Rows from a dataset of charts and code:

-- BEGIN --

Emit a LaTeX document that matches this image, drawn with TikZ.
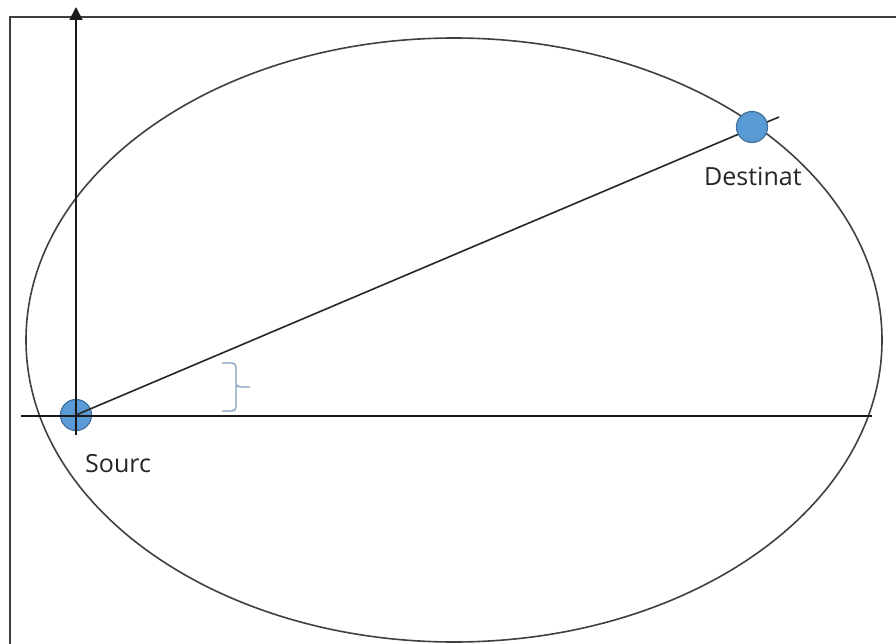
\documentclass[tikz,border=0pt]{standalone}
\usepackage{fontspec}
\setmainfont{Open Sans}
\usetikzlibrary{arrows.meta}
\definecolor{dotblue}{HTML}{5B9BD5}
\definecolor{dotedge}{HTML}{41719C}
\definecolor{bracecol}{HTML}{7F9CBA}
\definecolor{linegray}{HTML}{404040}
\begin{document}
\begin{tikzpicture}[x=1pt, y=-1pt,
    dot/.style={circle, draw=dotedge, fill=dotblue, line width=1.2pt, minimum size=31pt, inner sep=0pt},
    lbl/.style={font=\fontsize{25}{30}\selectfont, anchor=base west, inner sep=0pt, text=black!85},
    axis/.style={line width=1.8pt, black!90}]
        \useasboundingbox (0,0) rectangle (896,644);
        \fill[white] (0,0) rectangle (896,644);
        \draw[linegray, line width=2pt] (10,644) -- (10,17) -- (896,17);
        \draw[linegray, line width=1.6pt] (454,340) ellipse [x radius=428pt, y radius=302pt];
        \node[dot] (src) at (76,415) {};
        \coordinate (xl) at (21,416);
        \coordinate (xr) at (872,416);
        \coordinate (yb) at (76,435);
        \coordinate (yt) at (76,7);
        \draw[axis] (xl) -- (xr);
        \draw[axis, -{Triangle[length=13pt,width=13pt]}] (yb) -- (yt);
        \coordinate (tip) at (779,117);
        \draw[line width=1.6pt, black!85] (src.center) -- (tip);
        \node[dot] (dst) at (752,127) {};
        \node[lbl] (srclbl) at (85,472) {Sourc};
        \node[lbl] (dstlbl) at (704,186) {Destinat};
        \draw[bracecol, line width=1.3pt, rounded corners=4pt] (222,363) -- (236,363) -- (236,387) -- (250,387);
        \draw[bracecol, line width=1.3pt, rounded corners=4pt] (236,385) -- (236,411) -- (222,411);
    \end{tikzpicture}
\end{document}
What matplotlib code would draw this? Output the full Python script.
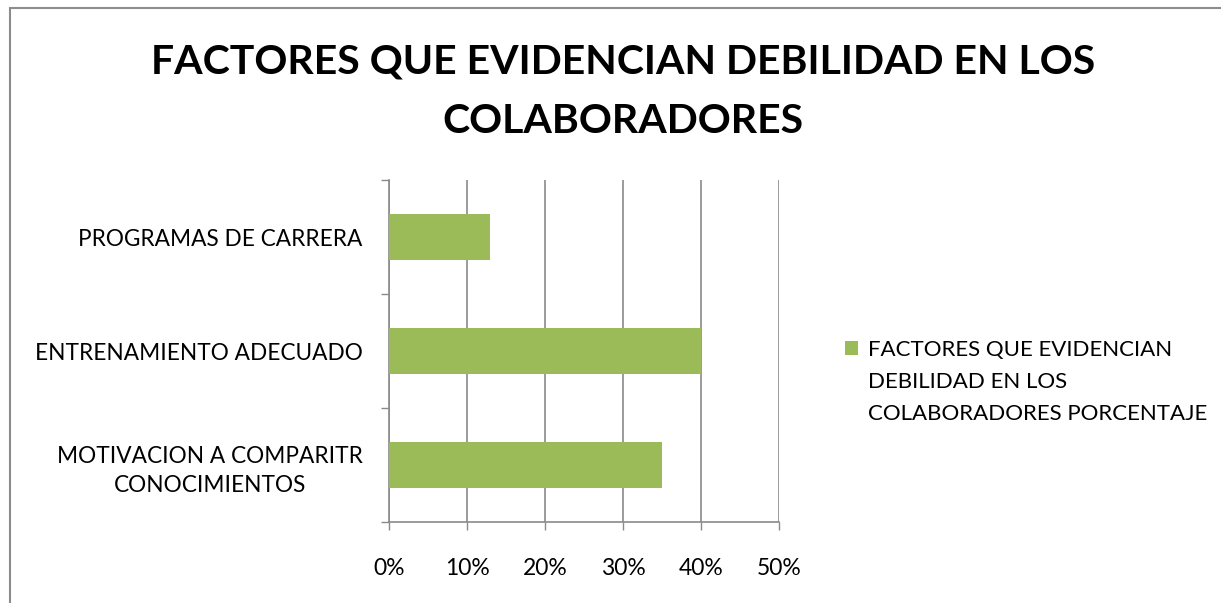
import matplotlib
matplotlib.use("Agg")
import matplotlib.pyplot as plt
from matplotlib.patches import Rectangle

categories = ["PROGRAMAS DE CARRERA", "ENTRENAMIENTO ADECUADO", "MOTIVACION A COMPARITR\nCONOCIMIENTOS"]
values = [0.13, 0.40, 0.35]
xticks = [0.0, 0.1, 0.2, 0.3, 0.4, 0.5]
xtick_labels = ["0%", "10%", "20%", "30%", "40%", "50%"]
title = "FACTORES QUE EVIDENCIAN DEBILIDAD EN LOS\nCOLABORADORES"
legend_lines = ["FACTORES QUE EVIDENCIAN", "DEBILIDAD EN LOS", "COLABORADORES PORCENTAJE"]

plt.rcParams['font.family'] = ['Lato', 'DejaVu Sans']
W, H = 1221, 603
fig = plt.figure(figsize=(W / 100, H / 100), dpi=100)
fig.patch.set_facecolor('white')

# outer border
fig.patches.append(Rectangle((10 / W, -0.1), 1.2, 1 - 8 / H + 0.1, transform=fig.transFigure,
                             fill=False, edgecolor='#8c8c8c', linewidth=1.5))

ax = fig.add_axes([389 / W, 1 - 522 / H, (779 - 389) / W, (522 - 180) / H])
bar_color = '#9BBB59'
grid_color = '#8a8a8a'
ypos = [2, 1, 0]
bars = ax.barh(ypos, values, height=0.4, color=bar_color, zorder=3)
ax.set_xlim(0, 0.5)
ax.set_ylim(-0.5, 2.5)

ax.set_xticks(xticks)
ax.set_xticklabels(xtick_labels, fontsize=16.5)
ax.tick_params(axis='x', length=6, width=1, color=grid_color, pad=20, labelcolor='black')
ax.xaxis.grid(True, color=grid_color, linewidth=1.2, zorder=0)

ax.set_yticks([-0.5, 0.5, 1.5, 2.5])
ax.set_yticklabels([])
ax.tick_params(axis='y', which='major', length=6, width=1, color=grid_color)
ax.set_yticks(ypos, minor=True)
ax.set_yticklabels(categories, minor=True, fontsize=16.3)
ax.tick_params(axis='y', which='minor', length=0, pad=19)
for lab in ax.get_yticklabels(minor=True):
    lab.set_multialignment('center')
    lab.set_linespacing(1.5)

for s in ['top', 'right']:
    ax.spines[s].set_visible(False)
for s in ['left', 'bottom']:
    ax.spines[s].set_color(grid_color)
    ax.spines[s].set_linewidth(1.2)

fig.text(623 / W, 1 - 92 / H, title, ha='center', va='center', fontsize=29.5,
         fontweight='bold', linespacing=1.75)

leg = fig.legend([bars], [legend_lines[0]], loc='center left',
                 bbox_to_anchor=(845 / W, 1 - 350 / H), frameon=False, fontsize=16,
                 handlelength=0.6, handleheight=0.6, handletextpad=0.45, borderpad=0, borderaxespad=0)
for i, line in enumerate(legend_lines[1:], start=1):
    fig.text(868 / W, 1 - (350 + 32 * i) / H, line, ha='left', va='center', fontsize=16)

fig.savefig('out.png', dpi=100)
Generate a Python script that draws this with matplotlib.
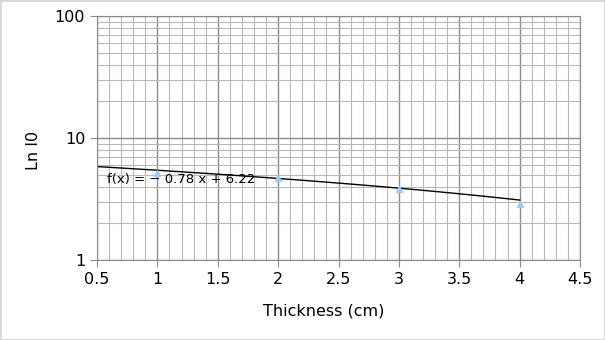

-- END --

→ **The request**: Make an exact copy of the listing above. Do not include the pictures.

→ **Response below**:
Emit a LaTeX document that matches this image, drawn with TikZ.
\documentclass[tikz,border=0pt]{standalone}
\usepackage{fontspec}
\setmainfont{Open Sans}
\usetikzlibrary{arrows.meta}
\definecolor{dotblue}{HTML}{5B9BD5}
\definecolor{dotedge}{HTML}{41719C}
\definecolor{bracecol}{HTML}{7F9CBA}
\definecolor{linegray}{HTML}{404040}
\begin{document}
\begin{tikzpicture}[x=1pt, y=-1pt,
    dot/.style={circle, draw=dotedge, fill=dotblue, line width=1.2pt, minimum size=31pt, inner sep=0pt},
    lbl/.style={font=\fontsize{25}{30}\selectfont, anchor=base west, inner sep=0pt, text=black!85},
    axis/.style={line width=1.8pt, black!90}]
        \useasboundingbox (0,0) rectangle (896,644);
        \fill[white] (0,0) rectangle (896,644);
        \draw[linegray, line width=2pt] (10,644) -- (10,17) -- (896,17);
        \draw[linegray, line width=1.6pt] (454,340) ellipse [x radius=428pt, y radius=302pt];
        \node[dot] (src) at (76,415) {};
        \coordinate (xl) at (21,416);
        \coordinate (xr) at (872,416);
        \coordinate (yb) at (76,435);
        \coordinate (yt) at (76,7);
        \draw[axis] (xl) -- (xr);
        \draw[axis, -{Triangle[length=13pt,width=13pt]}] (yb) -- (yt);
        \coordinate (tip) at (779,117);
        \draw[line width=1.6pt, black!85] (src.center) -- (tip);
        \node[dot] (dst) at (752,127) {};
        \node[lbl] (srclbl) at (85,472) {Sourc};
        \node[lbl] (dstlbl) at (704,186) {Destinat};
        \draw[bracecol, line width=1.3pt, rounded corners=4pt] (222,363) -- (236,363) -- (236,387) -- (250,387);
        \draw[bracecol, line width=1.3pt, rounded corners=4pt] (236,385) -- (236,411) -- (222,411);
    \end{tikzpicture}
\end{document}
What matplotlib code would draw this? Output the full Python script.
import matplotlib
matplotlib.use("Agg")
import matplotlib.pyplot as plt
from matplotlib.patches import Rectangle

categories = ["PROGRAMAS DE CARRERA", "ENTRENAMIENTO ADECUADO", "MOTIVACION A COMPARITR\nCONOCIMIENTOS"]
values = [0.13, 0.40, 0.35]
xticks = [0.0, 0.1, 0.2, 0.3, 0.4, 0.5]
xtick_labels = ["0%", "10%", "20%", "30%", "40%", "50%"]
title = "FACTORES QUE EVIDENCIAN DEBILIDAD EN LOS\nCOLABORADORES"
legend_lines = ["FACTORES QUE EVIDENCIAN", "DEBILIDAD EN LOS", "COLABORADORES PORCENTAJE"]

plt.rcParams['font.family'] = ['Lato', 'DejaVu Sans']
W, H = 1221, 603
fig = plt.figure(figsize=(W / 100, H / 100), dpi=100)
fig.patch.set_facecolor('white')

# outer border
fig.patches.append(Rectangle((10 / W, -0.1), 1.2, 1 - 8 / H + 0.1, transform=fig.transFigure,
                             fill=False, edgecolor='#8c8c8c', linewidth=1.5))

ax = fig.add_axes([389 / W, 1 - 522 / H, (779 - 389) / W, (522 - 180) / H])
bar_color = '#9BBB59'
grid_color = '#8a8a8a'
ypos = [2, 1, 0]
bars = ax.barh(ypos, values, height=0.4, color=bar_color, zorder=3)
ax.set_xlim(0, 0.5)
ax.set_ylim(-0.5, 2.5)

ax.set_xticks(xticks)
ax.set_xticklabels(xtick_labels, fontsize=16.5)
ax.tick_params(axis='x', length=6, width=1, color=grid_color, pad=20, labelcolor='black')
ax.xaxis.grid(True, color=grid_color, linewidth=1.2, zorder=0)

ax.set_yticks([-0.5, 0.5, 1.5, 2.5])
ax.set_yticklabels([])
ax.tick_params(axis='y', which='major', length=6, width=1, color=grid_color)
ax.set_yticks(ypos, minor=True)
ax.set_yticklabels(categories, minor=True, fontsize=16.3)
ax.tick_params(axis='y', which='minor', length=0, pad=19)
for lab in ax.get_yticklabels(minor=True):
    lab.set_multialignment('center')
    lab.set_linespacing(1.5)

for s in ['top', 'right']:
    ax.spines[s].set_visible(False)
for s in ['left', 'bottom']:
    ax.spines[s].set_color(grid_color)
    ax.spines[s].set_linewidth(1.2)

fig.text(623 / W, 1 - 92 / H, title, ha='center', va='center', fontsize=29.5,
         fontweight='bold', linespacing=1.75)

leg = fig.legend([bars], [legend_lines[0]], loc='center left',
                 bbox_to_anchor=(845 / W, 1 - 350 / H), frameon=False, fontsize=16,
                 handlelength=0.6, handleheight=0.6, handletextpad=0.45, borderpad=0, borderaxespad=0)
for i, line in enumerate(legend_lines[1:], start=1):
    fig.text(868 / W, 1 - (350 + 32 * i) / H, line, ha='left', va='center', fontsize=16)

fig.savefig('out.png', dpi=100)
Generate a Python script that draws this with matplotlib.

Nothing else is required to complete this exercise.